PCC is delighted to welcome Dr. Marianne Leuzinger-Bohleber of the German Psychoanalytic Society as our featured speaker for a scientific meeting on Tuesday, October 17, 2017 from 7:30 to 9:30 pm at the PCC conference center. Dr. Leuzinger-Bohleber will offer her presentation, “The Richness of Contemporary Psychoanalytic Research: Epistemological and Methodological Remarks and Some Examples.”

It is well known that Freud hoped that the time would come in which the insights of psychoanalysis based on pure psychological, clinical-empirical methods of observation could also be “objectively” examined with the “hard” methods of natural science. German sociologist and philosopher Jürgen Habermas, writing in 1968, strongly disagreed with this idea and called Freud’s longing the “scientistic misunderstanding” of psychoanalysis. Habermas said that a distinction should be made between human sciences that have an emancipatory interest in insight characteristic of psychoanalysis (“Humanwissenschaft”) and natural sciences that have a technical interest that is more in line with behavioral and positivistic approaches (“Wissenschaft”)This distinction was embraced by a whole generation of psychoanalysts and was at its zenith in the 1970’s and 1980’s. During this period, empirical and especially quantitative research in psychoanalysis and the dialogue with the natural sciences were considered by many to be naïve and not fitting for psychoanalysis, even to the point of being harmful.

However, in the past 30 years, the zeitgeist has changed in many countries, including the United States and western European countries.

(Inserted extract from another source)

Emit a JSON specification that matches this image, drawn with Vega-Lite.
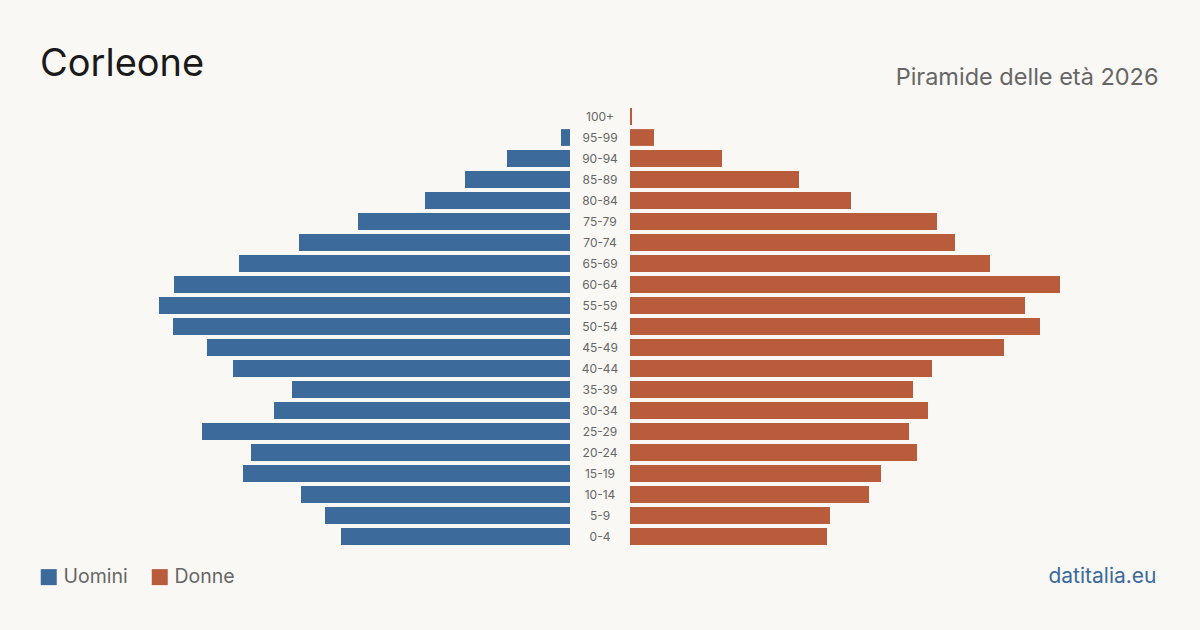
{
  "$schema": "https://vega.github.io/schema/vega-lite/v6.json",
  "autosize": "none",
  "width": 1116,
  "height": 441,
  "padding": {"left": 42, "top": 106, "right": 42, "bottom": 83},
  "background": "#f9f8f4",
  "config": {"view": {"stroke": null}, "font": "Inter"},
  "title": {
    "text": "Corleone",
    "anchor": "start",
    "frame": "group",
    "fontSize": 38,
    "fontWeight": "normal",
    "color": "#1a1a1a",
    "font": "Inter",
    "offset": 22,
    "dx": -2,
    "dy": 41
  },
  "data": {
    "values": [
      {"eta": "100+", "uomini": 0, "donne": 2},
      {"eta": "95-99", "uomini": 9, "donne": 24},
      {"eta": "90-94", "uomini": 63, "donne": 92},
      {"eta": "85-89", "uomini": 105, "donne": 169},
      {"eta": "80-84", "uomini": 145, "donne": 221},
      {"eta": "75-79", "uomini": 212, "donne": 307},
      {"eta": "70-74", "uomini": 271, "donne": 325},
      {"eta": "65-69", "uomini": 331, "donne": 360},
      {"eta": "60-64", "uomini": 396, "donne": 430},
      {"eta": "55-59", "uomini": 411, "donne": 395},
      {"eta": "50-54", "uomini": 397, "donne": 410},
      {"eta": "45-49", "uomini": 363, "donne": 374},
      {"eta": "40-44", "uomini": 337, "donne": 302},
      {"eta": "35-39", "uomini": 278, "donne": 283},
      {"eta": "30-34", "uomini": 296, "donne": 298},
      {"eta": "25-29", "uomini": 368, "donne": 279},
      {"eta": "20-24", "uomini": 319, "donne": 287},
      {"eta": "15-19", "uomini": 327, "donne": 251},
      {"eta": "10-14", "uomini": 269, "donne": 239},
      {"eta": "5-9", "uomini": 245, "donne": 200},
      {"eta": "0-4", "uomini": 229, "donne": 197}
    ]
  },
  "encoding": {
    "y": {
      "field": "eta",
      "type": "nominal",
      "sort": null,
      "axis": null,
      "scale": {"paddingInner": 0.2, "paddingOuter": 0.1}
    }
  },
  "layer": [
    {
      "mark": {"type": "bar"},
      "encoding": {
        "x": {
          "field": "uomini",
          "type": "quantitative",
          "scale": {"domain": [0, 528], "range": [528, 0], "zero": true, "nice": false},
          "axis": {
            "orient": "bottom",
            "title": "datitalia.eu",
            "labels": false,
            "ticks": false,
            "domain": false,
            "grid": false,
            "titleFont": "Inter",
            "titleFontSize": 21,
            "titleFontWeight": "normal",
            "titleColor": "#3b6a9b",
            "titleX": 1114,
            "titleY": 35,
            "titleAlign": "right",
            "titleBaseline": "alphabetic"
          }
        },
        "color": {
          "datum": "Uomini",
          "type": "nominal",
          "scale": {"domain": ["Uomini", "Donne"], "range": ["#3b6a9b", "#b95c3b"]},
          "legend": {
            "orient": "none",
            "direction": "horizontal",
            "legendX": -3,
            "legendY": 461,
            "title": null,
            "symbolType": "square",
            "symbolSize": 256,
            "symbolStrokeWidth": 0,
            "symbolOpacity": 1,
            "labelFont": "Inter",
            "labelFontSize": 19.5,
            "labelColor": "#666666",
            "labelOffset": 5,
            "columnPadding": 22,
            "padding": 0
          }
        }
      }
    },
    {
      "mark": {"type": "bar"},
      "encoding": {
        "x": {
          "field": "donne",
          "type": "quantitative",
          "scale": {"domain": [0, 528], "range": [588, 1116], "zero": true, "nice": false},
          "axis": {
            "orient": "top",
            "title": "Piramide delle età 2026",
            "labels": false,
            "ticks": false,
            "domain": false,
            "grid": false,
            "titleFont": "Inter",
            "titleFontSize": 23.5,
            "titleFontWeight": "normal",
            "titleColor": "#666666",
            "titleX": 1116,
            "titleY": -22,
            "titleAlign": "right",
            "titleBaseline": "alphabetic"
          }
        },
        "color": {"datum": "Donne", "type": "nominal"}
      }
    },
    {
      "mark": {"type": "text", "fontSize": 12, "color": "#666666", "font": "Inter", "align": "center", "baseline": "middle"},
      "encoding": {
        "text": {"field": "eta", "type": "nominal"}
      }
    }
  ],
  "resolve": {"scale": {"x": "independent"}, "axis": {"x": "independent"}}
}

There has been a paradigm shift to “evidence-based medicine” as well as to medical guidelines governing mental health treatment. As a result, there has been a growing impression that there is only one form of legitimate research for psychoanalysis, namely empirical-quantitative research. This is, by closer inspection, a strange re-occurrence of an outdated and problematic idea of a “unified science” (“Einheitswissenschaft”), an unconscious simplification of the complexities of research which also involves certain dangers for psychoanalysis.

As the co-editor and co-chair of the IPA’s Open Door Review of Outcome and Process Studies in Psychoanalysis (3rd edition, 2015), Dr. Leuzinger-Bohleber is highly knowledgeable about the various approaches that have been used in recent psychoanalytic research. In this presentation, she will make a plea for the creative use of a broad spectrum of research strategies, both quantitative and qualitative. Using a diagram of clinical and extra-clinical research in psychoanalysis, she will identify the different strategies that can be utilized. In addition, she will offer several examples from her own ongoing psychoanalytical research projects.

By way of introduction, let me share with you that Marianne Leuzinger-Bohleber, Ph.D. is the former director in charge  of the Sigmund-Freud-Institute in Frankfurt a.M., Germany (2001-2016) and professor emeritus for psychoanalysis at the University of Kassel. She is training and supervision analyst of the German Psychoanalytical Association and former member of the Swiss Psychoanalytical Society. From 2001-2009, she served as  Chair of the IPA’s Research Subcommittee for Conceptual Research and, since 2009 , she has served as Vice Chair for Europe of the Research Board for the IPA. She is engaged in the editorial board of several journals. In 2016, she received the IPA’s prestigious Mary Sigourney Award.

Dr. Leuzinger-Bohleber attempts to integrate clinical and extra-clinical research in psychoanalysis. Additional research fields are psychoanalytical developmental research, prevention studies, interdisciplinary dialogue between psychoanalysis and literature, educational sciences and the neurosciences. She has published  numerous articles and authored or edited 50 books. Currently she is responsible for several large research projects including the multi-centric LAC Depression study (comparing the efficacy of psychoanalytic and cognitive behavioral interventions); the EVA Study (evaluation of psychoanalytic prevention projects for “children- at-risk”); FIRST STEPS (a prevention project for migrant families); and STEP-BY-STEP (a pilot project for supporting refugees in a first arrival institution).

As PCC’s continuing education chair, I had the pleasure of hearing Dr. Leuzinger-Bohleber present her work at a pre-conference workshop at the IPA’s 2015 Congress in Boston, designed specifically for the scientific program chairs of societies around the world. She is an outstanding, clear, and passionate speaker, and it is a personal pleasure to bring her to PCC. This visit is coordinated with her trip to the San Francisco Center for Psychoanalysis where she will receive the Haskell Norman Prize for Excellence in Psychoanalysis.